Amidst all the difficulties schools currently face, the results from the 2021 Progress in International Reading Literacy Study (PIRLS) released today are a ray of sunshine.
Only Singapore, Hong Kong and Russia – places that have long been lauded for educational excellence – are ahead of England in the PIRLS rankings now. This is because where Covid led to a decline in primary reading standards in most countries, in England they stayed steady – a huge achievement, given everything, especially the seemingly never-ending school closures and ongoing disruption.
We saw something similar with last summer’s Year 6 SATs results: attainment in maths and writing fell, but the percentage of pupils who met the ‘expected standard’ in reading actually went up, from 73% to 75%.
And last week the Education Policy Institute and Renaissance Learning released their latest analysis of how reading and maths standards are doing post-pandemic. It found that while maths is still behind where it was before, reading levels have now largely recovered (albeit, worryingly, with disadvantaged pupils further behind than before.)
Clearly then, something is going very right in England’s schools.
You might not expect this if you just listened to the arguments around funding, teacher pay, recruitment, workload, and so on. But it’s really important we all recognise the successes, because otherwise they’ll be cast aside for new, shiny things. And with a change of government looking likely some time next year, we’re entering a period of maximum risk that this will happen.
The triumph that is England’s reform of reading has been hard-won and taken time. It’s required consistency of policy and personnel – particularly at the ministerial level. (Yes, we’re looking at you, Nick Gibb.)
It’s also taken a huge amount of attention to detail as to how things are implemented, including the funding and creation of evidence-informed and validated systematic synthetic phonics (SSP) programmes, training for teachers, and a simple-to-administer ‘phonics screening check’.
Yet even with all that, and the ever-growing mountain of evidence that it actually works, there are still significant chunks of the education sector that are unwilling or unable to accept that SSP is the way to get kids off to a strong start, and that a knowledge-rich curriculum full of reading and writing is the way to get more kids fluent and knowledgeable.
It’s why we still get ‘research’ from education faculties arguing for discredited ‘balanced instruction’ approaches, and why the biggest teaching union publishes articles arguing that learning through play can be just as effective for some.
And yet I’ve been told repeatedly by people in the know that we shouldn’t shout too loud about the school reform successes of the past decade, as it will make it harder for Labour to retain them if they form the next government. Apparently pointing out that it was Tories who pushed through SSP makes it tricky for Bridget Phillipson to say that a Labour government will keep it in the face of union opposition.
I’m not sure about that. I don’t believe that Gove and Gibb were put off by the main advocates for a knowledge-rich curriculum being old-school lefties like ED Hirsch and Michael Young. Indeed, they revelled in the fact that there was support for their ideas from all kinds of thinkers, and that they were building on reforms started by others.

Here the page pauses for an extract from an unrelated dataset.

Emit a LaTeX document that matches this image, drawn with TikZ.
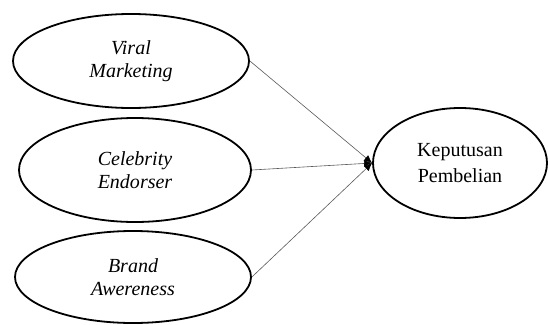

I’m confident that Phillipson and shadow minister Stephen Morgan are similar. They’re good people, and want the best for the nation’s children. I’ve no reason to doubt that they will stand up for what works, whether or not the NEU likes it.
More to the point, they have very little to lose by doubling down on the successful aspects of reform. It gains them credibility with those on the front line who actually know about stuff, as opposed to those criticising from the sidelines. And if they get into office and international measures continue to tell a good story, they can take the credit for that, whilst blaming the Evil Tories if things look less good.
But we shouldn’t take things for granted, and so those who are serious about education should demand clarity now from all political parties as to where they stand on the fundamentals.
Whether it’s reading instruction, curriculum depth, exam rigour, behaviour and exclusions, or a bunch of other important stuff – we need to know what politicians would do over the next five years, and exactly how they would do it – regardless of what they have advocated for before. If we can repeat the reading success elsewhere, we could have a string of PIRLS successes ahead of us.